Despite those accomplishments, however, Fleming stated that the SEC had work left to do in the OTC derivatives space. He noted that the Commission has yet to act on rules that would govern security-based swap execution facilities and set capital and margin requirements for security-based swap dealers and major security-based swap participants that are not banks. Due to the work of the SEC in the OTC derivatives market, according to Fleming, “in place of opacity, we will now have visibility ... in place of a tangled skein of blind spots that led to financial panic, we now have an established framework of transparency and regulatory oversight over an $11 trillion market.”

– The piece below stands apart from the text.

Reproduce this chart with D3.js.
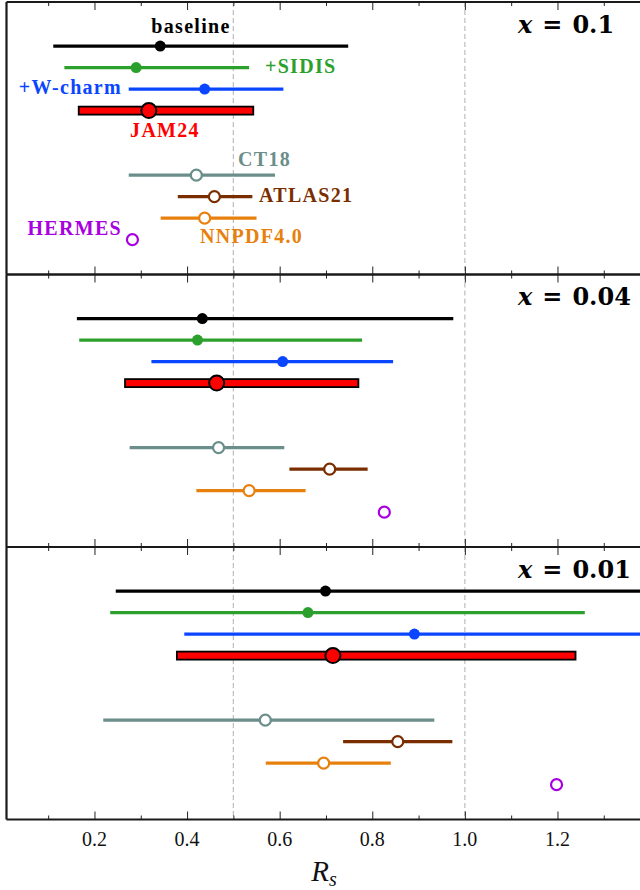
<!DOCTYPE html>
<html>

<head>
	<meta charset='utf-8'>
	<style>
		body {
			margin: 0;
			background-color: white;
		}

		svg {
			display: block;
		}
	</style>
</head>

<body>
	<svg></svg>
	<script src="https://d3js.org/d3.v7.min.js"></script>
	<script>
		// values
		var seriesNames = ['baseline', '+SIDIS', '+W-charm', 'JAM24', 'CT18', 'ATLAS21', 'NNPDF4.0', 'HERMES'];
		var panelTitles = ['0.1', '0.04', '0.01'];
		var xTicks = [0.2, 0.4, 0.6, 0.8, 1.0, 1.2, 1.4];
		var xMinorTicks = [0.1, 0.3, 0.5, 0.7, 0.9, 1.1, 1.3];
		var refLines = [0.5, 1.0];

		// one row per panel, one entry per series (HERMES has no band)
		var loValues = [
			[0.111, 0.135, 0.274, 0.166, 0.274, 0.380, 0.343, null],
			[0.162, 0.167, 0.323, 0.266, 0.276, 0.621, 0.420, null],
			[0.246, 0.234, 0.394, 0.378, 0.219, 0.737, 0.570, null]];
		var midValues = [
			[0.342, 0.290, 0.438, 0.3175, 0.420, 0.459, 0.438, 0.282],
			[0.433, 0.4225, 0.6065, 0.464, 0.468, 0.708, 0.534, 0.826],
			[0.699, 0.661, 0.891, 0.715, 0.569, 0.855, 0.695, 1.198]];
		var hiValues = [
			[0.748, 0.534, 0.608, 0.543, 0.590, 0.541, 0.550, null],
			[0.975, 0.778, 0.845, 0.770, 0.610, 0.790, 0.656, null],
			[1.45, 1.259, 1.5, 1.239, 0.934, 0.973, 0.840, null]];

		var colors = ['#000000', '#2ca02c', '#0a45ff', '#ff0000', '#6b8e8a', '#7a2e00', '#e8800e', '#a800e0'];
		var kinds = ['dot', 'dot', 'dot', 'bar', 'open', 'open', 'open', 'open'];

		var W = 640, H = 890;
		var left = 6.5, panelTop = 2, panelH = 272.5;
		var serif = "'Liberation Serif', 'DejaVu Serif', serif";
		var boldSerif = "'DejaVu Serif', serif";

		var svg = d3.select('svg').attr('width', W).attr('height', H);

		var x = d3.scaleLinear().domain([0.01, 1.4]).range([left, left + 463 * 1.39]);
		// slot 4 and 5 stay empty between the two groups
		var slot = function (i) { return i < 4 ? i : i + 2 };
		var y = d3.scaleLinear().domain([-2.05, 10.62]).range([0, panelH]);

		svg.append('defs').append('clipPath').attr('id', 'plotclip')
			.append('rect').attr('x', left).attr('y', 0).attr('width', W - left + 20).attr('height', panelH);

		panelTitles.forEach(function (title, p) {
			var g = svg.append('g').attr('transform', 'translate(0,' + (panelTop + p * panelH) + ')');

			// dashed reference lines
			g.selectAll('.ref').data(refLines).enter().append('line')
				.attr('x1', d => x(d)).attr('x2', d => x(d))
				.attr('y1', 0).attr('y2', panelH)
				.attr('stroke', '#bdbdbd').attr('stroke-width', 1.2).attr('stroke-dasharray', '5,3');

			var plot = g.append('g').attr('clip-path', 'url(#plotclip)');

			var rows = seriesNames.map(function (name, i) {
				return { name: name, i: i, lo: loValues[p][i], mid: midValues[p][i], hi: hiValues[p][i] };
			});

			// error bands as lines
			plot.selectAll('.err').data(rows.filter(d => d.lo !== null && kinds[d.i] !== 'bar')).enter().append('line')
				.attr('x1', d => x(d.lo)).attr('x2', d => x(d.hi))
				.attr('y1', d => y(slot(d.i))).attr('y2', d => y(slot(d.i)))
				.attr('stroke', d => colors[d.i]).attr('stroke-width', 3.2);

			// JAM24 box
			plot.selectAll('.box').data(rows.filter(d => kinds[d.i] === 'bar')).enter().append('rect')
				.attr('x', d => x(d.lo)).attr('width', d => x(d.hi) - x(d.lo))
				.attr('y', d => y(slot(d.i)) - 4).attr('height', 8)
				.attr('fill', d => colors[d.i]).attr('stroke', '#000').attr('stroke-width', 1.8);

			// central values
			plot.selectAll('.pt').data(rows).enter().append('circle')
				.attr('cx', d => x(d.mid)).attr('cy', d => y(slot(d.i)))
				.attr('r', d => kinds[d.i] === 'bar' ? 7.5 : 5.5)
				.attr('fill', d => kinds[d.i] === 'open' ? '#fff' : colors[d.i])
				.attr('stroke', d => kinds[d.i] === 'bar' ? '#000' : (kinds[d.i] === 'open' ? colors[d.i] : 'none'))
				.attr('stroke-width', d => kinds[d.i] === 'bar' ? 2 : 2.2);

			// ticks pointing inwards, top and bottom
			var bottomMajor = d3.axisBottom(x).tickValues(xTicks).tickSize(-8).tickFormat('');
			var bottomMinor = d3.axisBottom(x).tickValues(xMinorTicks).tickSize(-4).tickFormat('');
			var topMajor = d3.axisTop(x).tickValues(xTicks).tickSize(-8).tickFormat('');
			var topMinor = d3.axisTop(x).tickValues(xMinorTicks).tickSize(-4).tickFormat('');
			[bottomMajor, bottomMinor].forEach(function (ax) {
				g.append('g').attr('transform', 'translate(0,' + panelH + ')').call(ax);
			});
			[topMajor, topMinor].forEach(function (ax) {
				g.append('g').call(ax);
			});
			g.selectAll('.domain').remove();
			g.selectAll('.tick line').attr('stroke', '#222').attr('stroke-width', 1);

			// spines
			g.append('line').attr('x1', left).attr('x2', W + 5).attr('y1', 0).attr('y2', 0)
				.attr('stroke', '#1a1a1a').attr('stroke-width', 2.2);
			g.append('line').attr('x1', left).attr('x2', W + 5).attr('y1', panelH).attr('y2', panelH)
				.attr('stroke', '#1a1a1a').attr('stroke-width', 2.2);
			g.append('line').attr('x1', left).attr('x2', left).attr('y1', 0).attr('y2', panelH)
				.attr('stroke', '#1a1a1a').attr('stroke-width', 2.2);

			// panel title
			var t = g.append('text').attr('x', 518).attr('y', 30.5)
				.attr('font-family', boldSerif).attr('font-weight', 'bold').attr('font-size', 24)
				.attr('fill', '#000');
			t.append('tspan').attr('font-style', 'italic').text('x');
			t.append('tspan').attr('dx', 10).text('=');
			t.append('tspan').attr('dx', 10).text(title);
		});

		// series labels in the top panel
		var labelSpots = [
			{ x: 191, y: 33, anchor: 'middle' },
			{ x: 265, y: 73, anchor: 'start' },
			{ x: 122, y: 94, anchor: 'end' },
			{ x: 165, y: 137, anchor: 'middle' },
			{ x: 238, y: 165.5, anchor: 'start' },
			{ x: 259, y: 201.5, anchor: 'start' },
			{ x: 200, y: 243, anchor: 'start' },
			{ x: 122, y: 235, anchor: 'end' }];
		svg.append('g').selectAll('text').data(seriesNames).enter().append('text')
			.attr('x', (d, i) => labelSpots[i].x).attr('y', (d, i) => labelSpots[i].y)
			.attr('text-anchor', (d, i) => labelSpots[i].anchor)
			.attr('font-family', serif).attr('font-weight', 'bold').attr('font-size', 20)
			.attr('letter-spacing', 1.3)
			.attr('fill', (d, i) => colors[i])
			.text(d => d);

		// x tick labels under the last panel
		var bottom = panelTop + 3 * panelH;
		svg.append('g').selectAll('text').data(xTicks.filter(d => x(d) < W - 10)).enter().append('text')
			.attr('x', d => x(d)).attr('y', bottom + 26)
			.attr('text-anchor', 'middle').attr('font-family', serif).attr('font-size', 20).attr('fill', '#111')
			.text(d => d.toFixed(1));

		var xl = svg.append('text').attr('x', 324).attr('y', bottom + 61).attr('text-anchor', 'middle')
			.attr('font-family', serif).attr('font-style', 'italic').attr('font-size', 29).attr('fill', '#111');
		xl.append('tspan').text('R');
		xl.append('tspan').attr('font-size', 20).attr('dy', 5).text('s');
	</script>
</body>

</html>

In discussing the role of credit rating agencies, Fleming noted that SEC regulation may not have gone far enough. The rules that address the governance, accountability and management of credit rating agencies, and remove almost references to credit ratings from SEC regulations and forms are positive developments, but in his view, the Commission’s rulemaking has a major shortcoming. While the rules require credit rating agencies to manage the conflicts of interest that are inherent in their business model, and mandate that agency CEOs certify as to the effectiveness of the firm’s internal controls and that ratings were not influenced by other business activities, the SEC stopped short of adopting an outright ban on the conflict-of-interest model in which issuers pay for their own credit ratings.
Fleming asked whether the conflicts inevitably presented by this business model can be effectively managed and mitigated. He concluded that the Commission should “maintain its vigilance in overseeing the industry and in monitoring the impact of the reforms.”
Overall, Fleming concluded that the SEC rulemaking under the Dodd-Frank Act successfully addressed many of the causes of the financial crisis. The rulemakings are imperfect in his view, but they were a “drastic improvement” over the pre-crisis status quo. “In my view, then, we should not roll back these important reforms,” he concluded.
While it is impossible to predict the future of financial regulation, the change in administrations is certain to see more attempts in Congress to roll back provisions of the Dodd-Frank Act. That statute created Fleming’s position, the SEC Investor Advocate. As Fleming noted, that provision indicated a recognition that the voices of investors were underrepresented at the SEC in the years leading up to the financial crisis. In the Financial CHOICE Act, introduced by House Financial Services Committee Chairman Jeb Hensarling, however, Congress takes a shot at the investor advocate position. The bill, which may indicate the approach that the new Congress will take to financial regulation, restricts the authority of the investor advocate. Section 410 of the Financial Choice Act prohibits the investor advocate from taking a position on any legislation before Congress except for bill recommended by the advocate.